Chawathil First Nation says they were left on their own to deal with a wildfire emergency, without much support from surrounding officials.
They spoke to the Standard out of concern for their band members who were left vulnerable for days, wondering what to do. Many of those have health concerns, such as dialysis and transplant patients and reports on social media were that travel time to Chilliwack from Hope could be up to six hours.
According to Chawathil councillors Deanna John and Audrey George, Chawathil was once again forgotten about by the District of Hope during this emergency despite being only a kilometre away from the fire. Chawathil went onto evacuation alert on Sunday (Sept. 11) and remained on alert until Wednesday (Sept. 14). During this time, they were able to keep band members updated on the wildfire through their own channels of communication and eventually managed to work with Emergency Management BC (EMBC) and First Nations Emergency Support Services to keep everyone safe.
Volunteers were plucked from the community as unofficial ‘fire watchers,’ and air purifiers were eventually obtained for almost all residences in Chawathil.

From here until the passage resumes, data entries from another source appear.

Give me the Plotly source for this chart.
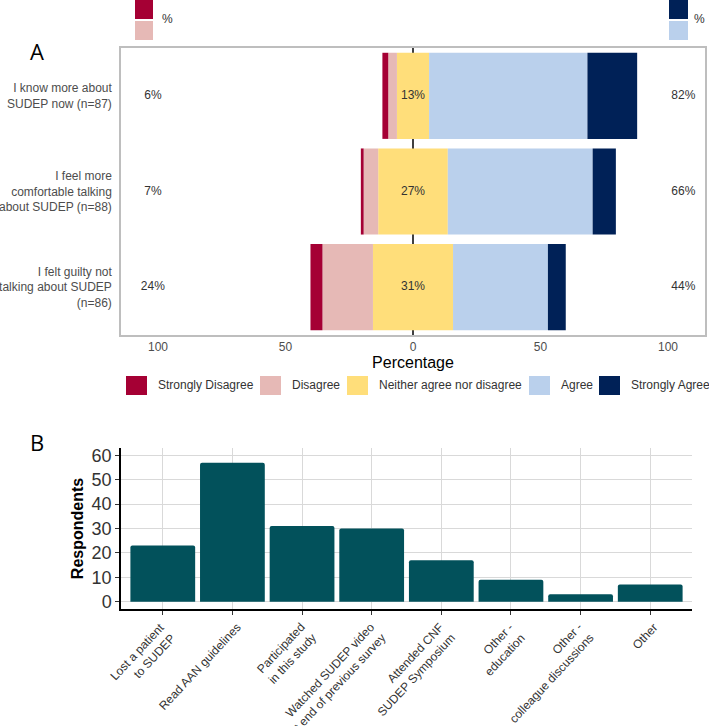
import plotly.graph_objects as go

# ---------- Panel A data (percentages) ----------
statements = ["I know more about<br>SUDEP now (n=87)",
              "I feel more<br>comfortable talking<br>about SUDEP (n=88)",
              "I felt guilty not<br>talking about SUDEP<br>(n=86)"]
strongly_disagree = [2.3, 1.1, 4.7]
disagree = [3.4, 5.7, 19.8]
neutral = [12.6, 27.3, 31.4]
agree = [62.1, 56.8, 37.2]
strongly_agree = [19.5, 9.1, 7.0]
levels = ["Strongly Disagree", "Disagree", "Neither agree nor disagree", "Agree", "Strongly Agree"]
colors = ["#A50034", "#E6B9B6", "#FFDE7A", "#BAD0EC", "#002157"]
a_ticks = [-100, -50, 0, 50, 100]

# ---------- Panel B data ----------
sources = ["Lost a patient<br>to SUDEP", "Read AAN guidelines", "Participated<br>in this study",
           "Watched SUDEP video<br>at end of previous survey", "Attended CNF<br>SUDEP Symposium",
           "Other -<br>education", "Other -<br>colleague discussions", "Other"]
respondents = [23, 57, 31, 30, 17, 9, 3, 7]

W, H = 709, 726
def px(x): return x / W
def py(y): return 1 - y / H

FONT = "Liberation Sans"
fig = go.Figure()

# Panel A stacked diverging bars
half_n = [v / 2 for v in neutral]
segments = [
    ([-v for v in half_n], colors[2], levels[2]),
    ([-v for v in disagree], colors[1], levels[1]),
    ([-v for v in strongly_disagree], colors[0], levels[0]),
    (half_n, colors[2], levels[2]),
    (agree, colors[3], levels[3]),
    (strongly_agree, colors[4], levels[4]),
]
for vals, col, name in segments:
    fig.add_trace(go.Bar(y=statements, x=vals, orientation="h", name=name,
                         marker=dict(color=col, line=dict(width=0)), showlegend=False,
                         xaxis="x", yaxis="y"))

# Percentage labels
left_pct = [round(a + b) for a, b in zip(strongly_disagree, disagree)]
right_pct = [round(a + b) for a, b in zip(agree, strongly_agree)]
mid_pct = [round(v) for v in neutral]
for xpos, vals in [(-102, left_pct), (0, mid_pct), (106, right_pct)]:
    fig.add_trace(go.Scatter(y=statements, x=[xpos] * len(vals), mode="text",
                             text=[f"{v}%" for v in vals],
                             textfont=dict(size=12, color="#333333", family=FONT),
                             showlegend=False, xaxis="x", yaxis="y", hoverinfo="skip"))

# Panel B bars
fig.add_trace(go.Bar(x=sources, y=respondents,
                     marker=dict(color="#02515B", cornerradius=2, line=dict(width=0)),
                     width=0.93, showlegend=False, xaxis="x2", yaxis="y2"))

fig.update_layout(
    width=W, height=H, margin=dict(l=0, r=0, t=0, b=0),
    paper_bgcolor="white", plot_bgcolor="white", showlegend=False,
    font=dict(family=FONT, color="#333333"),
    barmode="relative", bargap=0.1,
    xaxis=dict(domain=[px(121), px(705)], range=[-114.5, 114.5], tickvals=a_ticks,
               ticktext=[str(abs(v)) for v in a_ticks], showgrid=False, zeroline=False,
               showline=True, linecolor="#BEBEBE", linewidth=1.5, mirror=True,
               tickfont=dict(size=12, color="#4D4D4D"), ticks="", automargin=False,
               title=dict(text="Percentage", font=dict(size=16, color="#000000"), standoff=4),
               anchor="y"),
    yaxis=dict(domain=[py(335), py(48)], autorange="reversed", showgrid=False, zeroline=False,
               showline=True, linecolor="#BEBEBE", linewidth=1.5, mirror=True,
               tickfont=dict(size=12, color="#4D4D4D"), ticks="", ticklabelstandoff=5,
               automargin=False, anchor="x"),
    xaxis2=dict(domain=[px(121), px(692)], range=[-0.6, 7.6], showgrid=True, gridcolor="#D9D9D9",
                gridwidth=1, zeroline=False, showline=True, linecolor="#000000", linewidth=1.5,
                ticks="outside", ticklen=4, tickcolor="#333333", showticklabels=False,
                automargin=False, anchor="y2"),
    yaxis2=dict(domain=[py(609), py(448)], range=[-3, 63], tickvals=[0, 10, 20, 30, 40, 50, 60],
                showgrid=True, gridcolor="#D9D9D9", gridwidth=1, zeroline=False, showline=True,
                linecolor="#000000", linewidth=1.5, ticks="outside", ticklen=4, tickcolor="#333333",
                tickfont=dict(size=18, color="#333333"), automargin=False,
                title=dict(text="<b>Respondents</b>", font=dict(size=16, color="#000000"), standoff=4),
                anchor="x2"),
)

# Panel B category labels: rotated, lines right-aligned (hjust = 1)
for cat in sources:
    nlines = cat.count("<br>") + 1
    fig.add_annotation(text=cat, x=cat, xref="x2", y=py(619), yref="paper",
                       xanchor="right", yanchor="top", textangle=-47, align="right",
                       xshift=6 + 6 * nlines, showarrow=False, borderpad=0,
                       font=dict(size=12, color="#333333", family=FONT))

# zero line behind bars
fig.add_shape(type="line", xref="x", yref="y domain", x0=0, x1=0, y0=0, y1=1,
              line=dict(color="#000000", width=1.5), layer="below")

# legend for panel A (drawn as swatches + labels in one row)
legend_x = [126, 260, 347, 529, 599]
for lx, col, name in zip(legend_x, colors, levels):
    fig.add_shape(type="rect", xref="paper", yref="paper", x0=px(lx), x1=px(lx + 21),
                  y0=py(395), y1=py(376), fillcolor=col, line=dict(width=0))
    fig.add_annotation(text=name, x=px(lx + 30), y=py(385.5), xref="paper", yref="paper",
                       xanchor="left", yanchor="middle", showarrow=False,
                       font=dict(size=12, color="#333333", family=FONT))

# panel letters
fig.add_annotation(text="A", x=px(28), y=py(34), xref="paper", yref="paper", showarrow=False,
                   font=dict(size=22, color="#000000", family="Open Sans"))
fig.add_annotation(text="B", x=px(28), y=py(442), xref="paper", yref="paper", showarrow=False,
                   font=dict(size=22, color="#000000", family="Open Sans"))

# clipped legend fragments at top
for (x0, x1, c_top, c_bot, tx) in [(135, 153, colors[0], colors[1], 160), (669, 688, colors[4], colors[3], 692)]:
    fig.add_shape(type="rect", xref="paper", yref="paper", x0=px(x0), x1=px(x1), y0=py(19), y1=py(-2),
                  fillcolor=c_top, line=dict(width=0))
    fig.add_shape(type="rect", xref="paper", yref="paper", x0=px(x0), x1=px(x1), y0=py(40), y1=py(21),
                  fillcolor=c_bot, line=dict(width=0))
    fig.add_annotation(text="%", x=px(tx), y=py(19), xref="paper", yref="paper", showarrow=False,
                       xanchor="left", yanchor="middle",
                       font=dict(size=12, color="#333333", family=FONT))

fig.write_html("out.html", config={"displayModeBar": False},
               post_script="document.body.style.margin='0';document.body.style.overflow='hidden';")
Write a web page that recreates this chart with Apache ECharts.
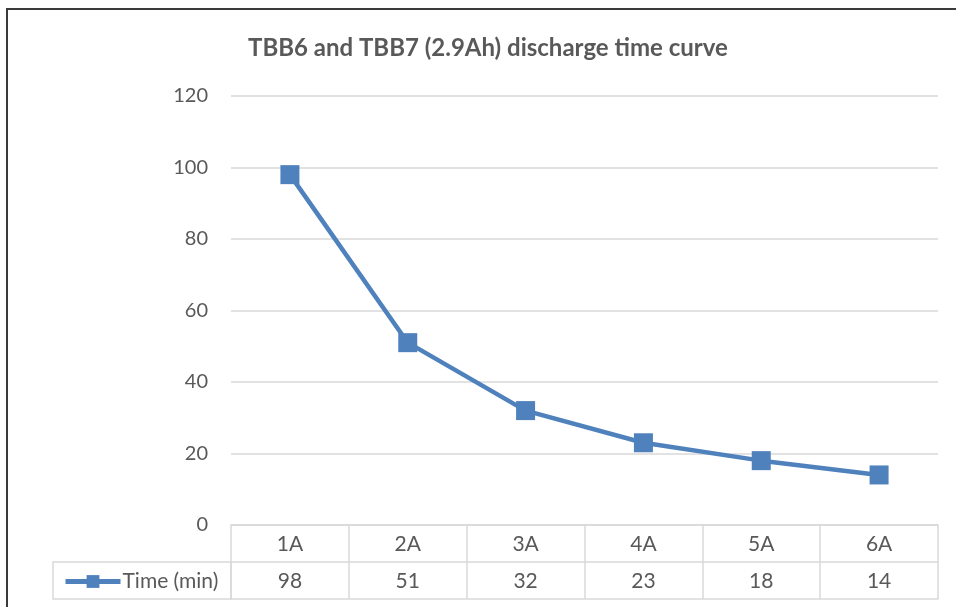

However, John, who is also the director of operations of Chawathil, says she tried to contact the District of Hope once she knew about the fire. She says it was difficult to get a hold of the district and speak with their emergency contact person about updates.
“When this first started I did reach out to the EMBC workers that I’m connected to and I asked them, ‘who do we connected with in Hope that we know is on the EOC for town of Hope?’,” says John. “And we could not get that information. And when the alerts [were sent] we were not included in the Hope district. We felt that we were a single entity out on our own.”
John says this is not the first time that Chawathil has been left out of the conversation during an emergency. Last year, the band felt ignored by the District of Hope during the floods and weren’t included in the community’s thank-you speech.
“We weren’t really getting the response we were looking for with the town of Hope…It was pretty hard trying to get answers on everything.”
This dismissal, says John, was especially frustrating now considering the proximity of the fire to the Chawathil reserve; around 200 band members live about four kilometres from the fire’s location, by the mountain and river. Many band members have significant health concerns — such as being on dialysis, heart conditions, and severe asthma — that would have made transport urgent, if the blaze had reached them. The issue of transport was especially concerning when Highway 1 was closed, eastbound between Chilliwack and Hope, on Sept. 11 and traffic was being directed to Highway 7 past the Chawathil reservation’s entrance.
“We were looking at our members with major health issues. What it would look like, for the golden hour response time, because I know they are short staffed with ambulances and everything. So we were pushing for our people to be moved out of our community right away and placed down in the lower valley,” says John. “We weren’t really confident that traffic could get through. We kept hearing that it was taking six hours from Chilliwack just to get to our community…one band member [made] it to us in four and a half hours.”
During Highway 1’s closure, John says they also had problems with people trespassing through Chawathil and relieving themselves by the stop sign near their entrance.
The 545-hectare wildfire is now under control and all orders and alerts have been lifted.
“It was really scary on our end because the Hope Brigade Days and baseball tournament was going on and a lot of our members were there,” says George who is also the emergency operations director. “We had people away from our community. So, we were quite scared that if the fire stared in our community everyone wouldn’t be around or know [about it].”
Both councillors say that the fire has made it clear that a better system of communication needs to be in place between the communities.
Additionally, John says that relying on websites and social media for updates can’t be the only options. There are still people in both communities who don’t have access to the internet, can’t afford a television, or aren’t social media literate. And not having a way to access updates can be scary for them, says John.